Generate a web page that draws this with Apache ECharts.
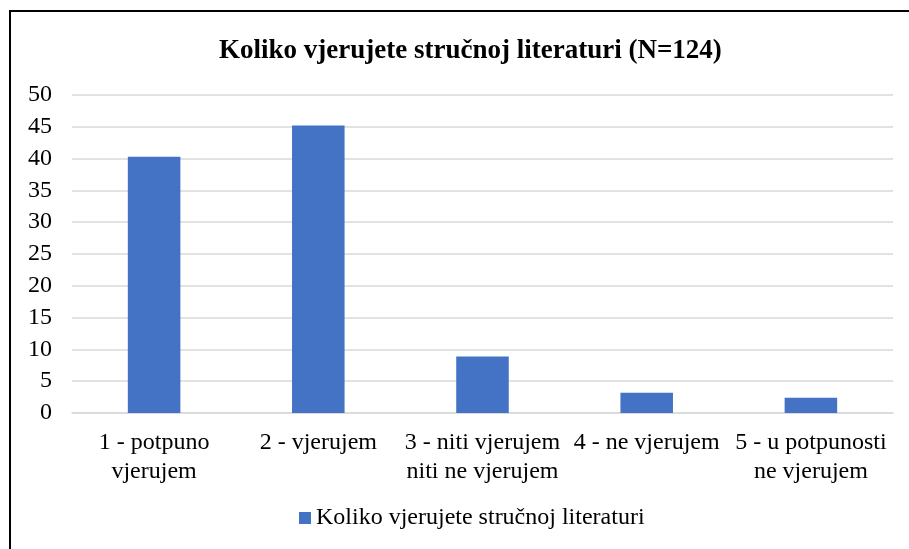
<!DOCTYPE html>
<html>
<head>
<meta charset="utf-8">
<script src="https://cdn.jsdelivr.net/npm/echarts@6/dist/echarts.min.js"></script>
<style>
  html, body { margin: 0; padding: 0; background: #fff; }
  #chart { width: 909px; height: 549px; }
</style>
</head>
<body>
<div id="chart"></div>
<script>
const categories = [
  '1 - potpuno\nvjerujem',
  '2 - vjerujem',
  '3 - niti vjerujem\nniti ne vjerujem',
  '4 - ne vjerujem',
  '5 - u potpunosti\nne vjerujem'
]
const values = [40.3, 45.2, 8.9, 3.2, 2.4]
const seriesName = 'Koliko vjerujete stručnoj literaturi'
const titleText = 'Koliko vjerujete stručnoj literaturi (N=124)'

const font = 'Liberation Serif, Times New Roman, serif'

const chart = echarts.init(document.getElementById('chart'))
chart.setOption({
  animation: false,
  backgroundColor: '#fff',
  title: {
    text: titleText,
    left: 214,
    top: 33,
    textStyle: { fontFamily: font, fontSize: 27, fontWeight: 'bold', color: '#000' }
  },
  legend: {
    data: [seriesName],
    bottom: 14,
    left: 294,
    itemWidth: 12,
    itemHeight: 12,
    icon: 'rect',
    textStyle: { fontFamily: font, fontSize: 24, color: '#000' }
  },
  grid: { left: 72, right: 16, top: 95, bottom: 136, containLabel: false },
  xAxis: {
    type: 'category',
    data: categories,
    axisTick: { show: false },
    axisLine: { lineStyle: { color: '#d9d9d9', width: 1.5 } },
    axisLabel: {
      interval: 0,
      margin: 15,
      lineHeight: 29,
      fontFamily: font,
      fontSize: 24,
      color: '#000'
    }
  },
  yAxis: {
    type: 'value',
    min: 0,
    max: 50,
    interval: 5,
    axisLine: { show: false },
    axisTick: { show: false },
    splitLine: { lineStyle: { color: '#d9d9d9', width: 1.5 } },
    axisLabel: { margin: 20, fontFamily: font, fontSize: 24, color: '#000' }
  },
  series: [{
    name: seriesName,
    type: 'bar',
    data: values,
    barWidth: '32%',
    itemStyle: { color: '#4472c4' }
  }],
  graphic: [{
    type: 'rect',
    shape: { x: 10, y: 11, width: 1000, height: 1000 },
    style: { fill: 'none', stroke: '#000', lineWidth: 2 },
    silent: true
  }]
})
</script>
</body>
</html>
--------
• Task directions: Go from the first line of the listing to the line holding "const titleText = 'Koliko" and, please, transcribe those lines exactly, both included, with no pictures.

• Full answer:
Generate a web page that draws this with Apache ECharts.
<!DOCTYPE html>
<html>
<head>
<meta charset="utf-8">
<script src="https://cdn.jsdelivr.net/npm/echarts@6/dist/echarts.min.js"></script>
<style>
  html, body { margin: 0; padding: 0; background: #fff; }
  #chart { width: 909px; height: 549px; }
</style>
</head>
<body>
<div id="chart"></div>
<script>
const categories = [
  '1 - potpuno\nvjerujem',
  '2 - vjerujem',
  '3 - niti vjerujem\nniti ne vjerujem',
  '4 - ne vjerujem',
  '5 - u potpunosti\nne vjerujem'
]
const values = [40.3, 45.2, 8.9, 3.2, 2.4]
const seriesName = 'Koliko vjerujete stručnoj literaturi'
const titleText = 'Koliko vjerujete stručnoj literaturi (N=124)'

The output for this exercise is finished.